TFA provided not only extensive training before and during our two-year commitment, but other types of support (materials, speakers, a program director who visited to observe/give feedback, etc.).
While providing great teachers is one of the missions and goals of TFA, another is to create leaders who will go into other industries, professions, with an understanding of the need that there is in these underserved schools/communities. Many others go on to leadership positions within the schools, as principals, assistant principals, etc.
I don't think TFA is "overhyped". If anything, it needs to be more broadly mentioned so there can be more candidates applying to the program.
1. Invest in new teacher support and development (TFA does this)
2. Target comprehensive retention strategies to at-risk schools (TFA must know why corps members leave)

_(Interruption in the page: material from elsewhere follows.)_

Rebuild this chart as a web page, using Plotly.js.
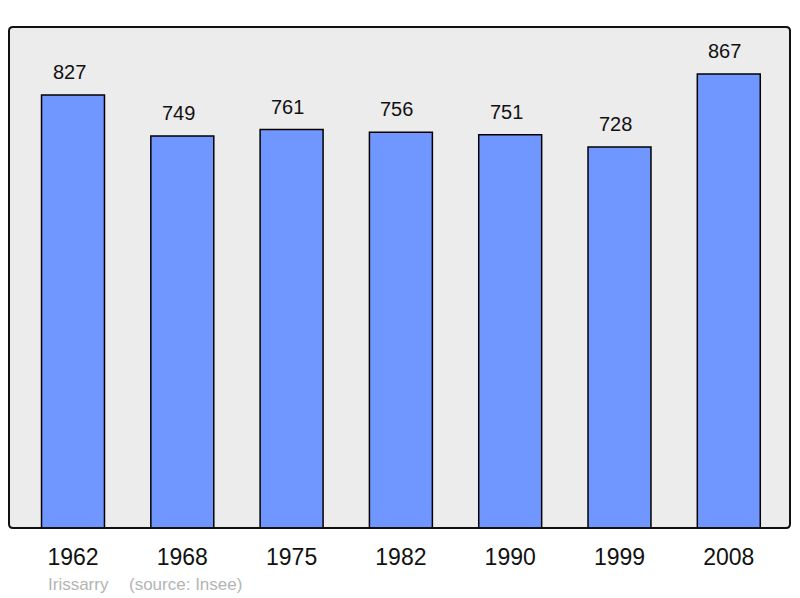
<!DOCTYPE html>
<html><head><meta charset="utf-8">
<script src="https://cdn.plot.ly/plotly-3.0.1.min.js"></script>
<style>html,body{margin:0;padding:0;background:#fff}#c{width:800px;height:598px}</style>
</head><body><div id="c"></div>
<script>
const years = ['1962','1968','1975','1982','1990','1999','2008'];
const population = [827, 749, 761, 756, 751, 728, 867];
const commune = 'Irissarry';
const source = '(source: Insee)';

const xs = years.map((_, i) => i);
const rx = 4/781, ry = 4/501;
const path = `M ${rx},0 L ${1-rx},0 Q 1,0 1,${ry} L 1,${1-ry} Q 1,1 ${1-rx},1 L ${rx},1 Q 0,1 0,${1-ry} L 0,${ry} Q 0,0 ${rx},0 Z`;
const fam = 'Liberation Sans, Arial, sans-serif';

const data = [{
  type: 'bar', x: xs, y: population, width: 0.576,
  marker: {color: '#7096ff', line: {color: '#000', width: 1.5}},
  hoverinfo: 'none'
}];

const annotations = population.map((v, i) => ({
  x: i, y: v, xref: 'x', yref: 'y', text: String(v), showarrow: false,
  yanchor: 'bottom', yshift: 10, xshift: -4, font: {family: fam, size: 20, color: '#111'}
}));
annotations.push({
  xref: 'paper', yref: 'paper', x: 37/781, y: -56/501, xanchor: 'left', yanchor: 'middle',
  text: commune, showarrow: false, font: {family: fam, size: 17, color: '#b4b4b4'}
});
annotations.push({
  xref: 'paper', yref: 'paper', x: 118/781, y: -56/501, xanchor: 'left', yanchor: 'middle',
  text: source, showarrow: false, font: {family: fam, size: 17, color: '#b4b4b4'}
});

const layout = {
  width: 800, height: 598,
  margin: {l: 9, r: 10, t: 27, b: 70, pad: 0},
  paper_bgcolor: '#fff', plot_bgcolor: 'rgba(0,0,0,0)',
  showlegend: false,
  xaxis: {range: [-0.5856, 6.56], tickvals: xs, ticktext: years, showgrid: false, zeroline: false,
    showline: false, ticks: '', ticklabelstandoff: 13,
    tickfont: {family: fam, size: 23, color: '#111'}},
  yaxis: {range: [0, 957], showgrid: false, zeroline: false, showticklabels: false, showline: false, ticks: ''},
  shapes: [
    {type: 'path', xref: 'paper', yref: 'paper', path: path, fillcolor: '#ececec', line: {width: 0}, layer: 'below'},
    {type: 'path', xref: 'paper', yref: 'paper', path: path, fillcolor: 'rgba(0,0,0,0)', line: {color: '#111', width: 2}, layer: 'above'}
  ],
  annotations: annotations
};
Plotly.newPlot('c', data, layout, {staticPlot: true});
</script></body></html>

3. Track teacher turnover and its costs annually (TFA trains teachers every single year and knows that cost)
4. Amend NCLB to hold school leaders accountable for turnover and its costs (many corps members go into school leadership and presumably believe in corps members sticking around)
5. Upgrade district data systems (TFA uses data to bolster its claim that corps members are successful)
The TFA model and knowledge can be applied to top graduates, but their model and knowledge can also be adapted for general use. You're right that we can't make TFA our silver bullet. But we can support TFA as one model of many (see: The New Teacher Project) for learning about teacher training, achievement, and retention.
But, I'm glad to see that Mr. Brown (even as a former TFA) has had enough experience in schools to recognize that thinking you know everything might be the first concern about TFA as savior.
TFA provides minimal training for what accounts to long-term substitutes. Yet districts allow anthropology graduates from Brown to teach Algebra (because they went to an Ivy League school, don't you know). Of course, only in the high-need districts. We would never let these inexperienced teachers work with "our" kids, only those "other" kids (please see the irony in those quotes). Everybody needs to think about that.
You can call that melodramatic if you want, but I know A LOT of teachers who got out of teaching. None of them got out because of the pay, lack of advancement, or the difficulties of teaching. They and I all left the profession because of the people we had to work for.
This issue NEVER seems to be discussed.